SUPPLIED INFORMATION:
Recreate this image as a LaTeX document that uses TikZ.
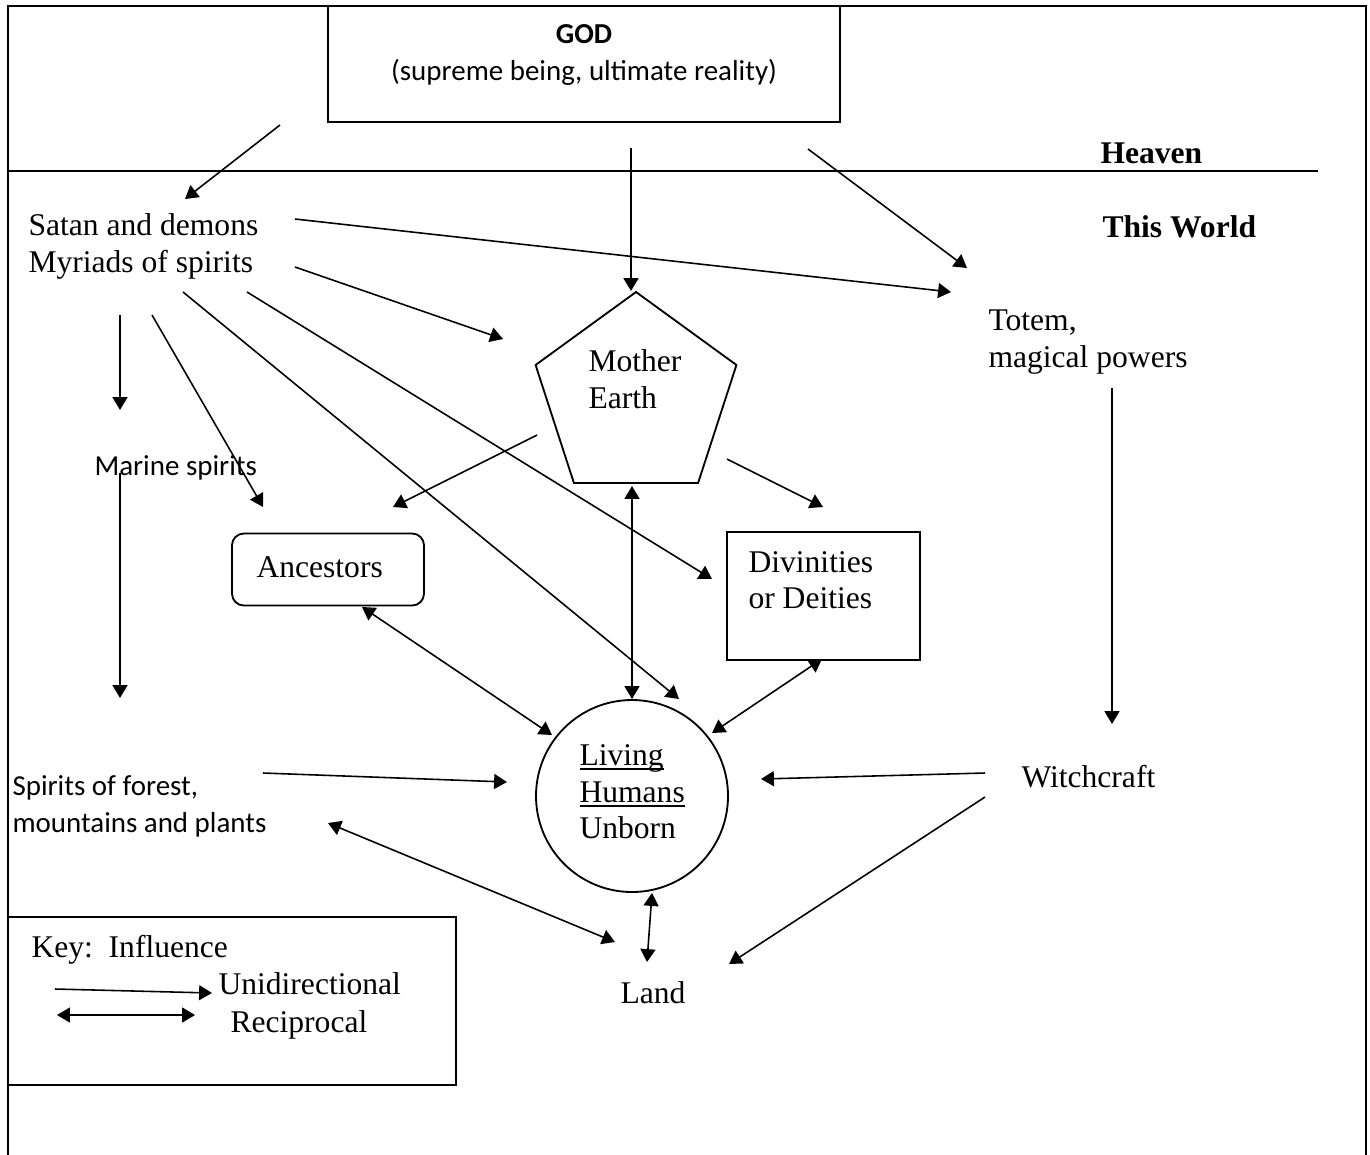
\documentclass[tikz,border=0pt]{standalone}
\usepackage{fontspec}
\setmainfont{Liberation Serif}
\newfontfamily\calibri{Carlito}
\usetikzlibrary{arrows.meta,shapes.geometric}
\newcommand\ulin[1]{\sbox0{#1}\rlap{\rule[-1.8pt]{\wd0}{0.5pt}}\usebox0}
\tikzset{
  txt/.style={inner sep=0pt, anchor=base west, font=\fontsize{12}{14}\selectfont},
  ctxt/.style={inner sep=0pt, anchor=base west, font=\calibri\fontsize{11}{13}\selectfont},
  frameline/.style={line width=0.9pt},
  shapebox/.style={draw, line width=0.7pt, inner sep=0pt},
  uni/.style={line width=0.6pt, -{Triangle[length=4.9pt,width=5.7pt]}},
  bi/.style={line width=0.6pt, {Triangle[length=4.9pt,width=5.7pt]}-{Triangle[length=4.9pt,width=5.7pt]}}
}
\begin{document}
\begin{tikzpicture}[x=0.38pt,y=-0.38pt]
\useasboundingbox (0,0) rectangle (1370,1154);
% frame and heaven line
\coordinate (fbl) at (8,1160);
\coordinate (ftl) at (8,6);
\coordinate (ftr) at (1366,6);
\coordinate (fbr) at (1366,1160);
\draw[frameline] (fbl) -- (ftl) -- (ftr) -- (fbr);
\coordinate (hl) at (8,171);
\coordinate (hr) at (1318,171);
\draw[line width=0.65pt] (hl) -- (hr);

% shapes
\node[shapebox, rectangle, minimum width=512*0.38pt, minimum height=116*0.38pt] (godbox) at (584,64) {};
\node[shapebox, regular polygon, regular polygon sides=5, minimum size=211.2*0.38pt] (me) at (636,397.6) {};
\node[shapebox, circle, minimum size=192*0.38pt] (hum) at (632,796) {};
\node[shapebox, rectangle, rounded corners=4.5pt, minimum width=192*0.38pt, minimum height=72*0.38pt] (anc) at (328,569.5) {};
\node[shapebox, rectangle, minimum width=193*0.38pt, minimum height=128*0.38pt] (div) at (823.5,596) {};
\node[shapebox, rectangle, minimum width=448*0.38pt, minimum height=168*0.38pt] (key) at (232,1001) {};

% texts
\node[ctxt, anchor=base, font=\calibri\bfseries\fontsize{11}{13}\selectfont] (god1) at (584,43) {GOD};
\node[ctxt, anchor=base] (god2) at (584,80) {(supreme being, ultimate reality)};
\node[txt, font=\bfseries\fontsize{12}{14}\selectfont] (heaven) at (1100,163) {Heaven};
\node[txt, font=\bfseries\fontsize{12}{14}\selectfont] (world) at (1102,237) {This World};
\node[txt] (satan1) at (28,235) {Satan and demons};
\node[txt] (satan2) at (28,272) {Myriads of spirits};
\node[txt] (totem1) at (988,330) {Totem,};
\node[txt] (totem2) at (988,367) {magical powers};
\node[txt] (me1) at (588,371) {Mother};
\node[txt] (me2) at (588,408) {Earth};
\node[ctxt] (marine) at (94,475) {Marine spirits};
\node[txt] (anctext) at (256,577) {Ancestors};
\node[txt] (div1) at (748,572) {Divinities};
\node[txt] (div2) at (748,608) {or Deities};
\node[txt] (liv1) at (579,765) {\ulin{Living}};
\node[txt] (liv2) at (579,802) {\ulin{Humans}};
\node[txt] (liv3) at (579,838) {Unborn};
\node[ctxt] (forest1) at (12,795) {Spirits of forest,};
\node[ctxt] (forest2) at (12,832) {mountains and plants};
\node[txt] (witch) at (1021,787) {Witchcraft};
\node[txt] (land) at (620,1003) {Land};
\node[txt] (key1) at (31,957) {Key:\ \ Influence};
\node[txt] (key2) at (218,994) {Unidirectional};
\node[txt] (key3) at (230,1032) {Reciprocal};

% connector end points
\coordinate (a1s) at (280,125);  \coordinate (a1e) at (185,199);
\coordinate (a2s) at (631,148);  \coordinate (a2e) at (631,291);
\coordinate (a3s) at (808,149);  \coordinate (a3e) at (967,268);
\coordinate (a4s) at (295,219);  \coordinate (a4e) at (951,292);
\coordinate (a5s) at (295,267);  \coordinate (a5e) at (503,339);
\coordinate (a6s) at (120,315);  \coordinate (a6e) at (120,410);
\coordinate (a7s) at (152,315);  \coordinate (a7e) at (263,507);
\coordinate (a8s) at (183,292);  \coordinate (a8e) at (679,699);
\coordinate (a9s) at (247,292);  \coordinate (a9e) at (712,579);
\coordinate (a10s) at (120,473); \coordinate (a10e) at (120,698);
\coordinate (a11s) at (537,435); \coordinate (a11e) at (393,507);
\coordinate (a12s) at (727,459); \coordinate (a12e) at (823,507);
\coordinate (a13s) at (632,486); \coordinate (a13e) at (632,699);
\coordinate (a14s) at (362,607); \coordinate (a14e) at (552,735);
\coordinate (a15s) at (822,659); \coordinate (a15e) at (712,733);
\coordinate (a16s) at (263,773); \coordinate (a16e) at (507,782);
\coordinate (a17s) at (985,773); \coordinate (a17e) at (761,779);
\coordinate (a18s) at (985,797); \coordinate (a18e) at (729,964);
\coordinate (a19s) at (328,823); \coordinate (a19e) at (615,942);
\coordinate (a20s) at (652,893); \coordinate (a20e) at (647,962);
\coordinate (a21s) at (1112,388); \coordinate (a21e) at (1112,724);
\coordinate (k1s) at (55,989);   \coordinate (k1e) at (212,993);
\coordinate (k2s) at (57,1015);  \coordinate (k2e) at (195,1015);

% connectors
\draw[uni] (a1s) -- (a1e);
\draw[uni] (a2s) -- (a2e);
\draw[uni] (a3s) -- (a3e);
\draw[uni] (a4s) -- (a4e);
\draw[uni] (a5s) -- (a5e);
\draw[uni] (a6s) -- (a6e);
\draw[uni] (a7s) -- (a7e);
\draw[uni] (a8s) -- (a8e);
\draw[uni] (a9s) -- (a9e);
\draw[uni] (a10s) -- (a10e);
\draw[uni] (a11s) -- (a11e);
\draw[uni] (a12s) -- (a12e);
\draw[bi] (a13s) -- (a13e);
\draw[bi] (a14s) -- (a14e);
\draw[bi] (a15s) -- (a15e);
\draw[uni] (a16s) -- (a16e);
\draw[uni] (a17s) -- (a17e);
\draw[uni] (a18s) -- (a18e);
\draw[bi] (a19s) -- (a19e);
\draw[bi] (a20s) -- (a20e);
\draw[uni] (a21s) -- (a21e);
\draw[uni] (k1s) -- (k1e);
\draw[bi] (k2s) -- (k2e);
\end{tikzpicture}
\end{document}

WHAT THE TASK ASKS:
From the opening line of the listing above through the line bearing "width=0.65pt] (hl) -- (hr);", repeat each line exactly. Drop every picture.

COMPLETED EXERCISE:
Recreate this image as a LaTeX document that uses TikZ.
\documentclass[tikz,border=0pt]{standalone}
\usepackage{fontspec}
\setmainfont{Liberation Serif}
\newfontfamily\calibri{Carlito}
\usetikzlibrary{arrows.meta,shapes.geometric}
\newcommand\ulin[1]{\sbox0{#1}\rlap{\rule[-1.8pt]{\wd0}{0.5pt}}\usebox0}
\tikzset{
  txt/.style={inner sep=0pt, anchor=base west, font=\fontsize{12}{14}\selectfont},
  ctxt/.style={inner sep=0pt, anchor=base west, font=\calibri\fontsize{11}{13}\selectfont},
  frameline/.style={line width=0.9pt},
  shapebox/.style={draw, line width=0.7pt, inner sep=0pt},
  uni/.style={line width=0.6pt, -{Triangle[length=4.9pt,width=5.7pt]}},
  bi/.style={line width=0.6pt, {Triangle[length=4.9pt,width=5.7pt]}-{Triangle[length=4.9pt,width=5.7pt]}}
}
\begin{document}
\begin{tikzpicture}[x=0.38pt,y=-0.38pt]
\useasboundingbox (0,0) rectangle (1370,1154);
% frame and heaven line
\coordinate (fbl) at (8,1160);
\coordinate (ftl) at (8,6);
\coordinate (ftr) at (1366,6);
\coordinate (fbr) at (1366,1160);
\draw[frameline] (fbl) -- (ftl) -- (ftr) -- (fbr);
\coordinate (hl) at (8,171);
\coordinate (hr) at (1318,171);
\draw[line width=0.65pt] (hl) -- (hr);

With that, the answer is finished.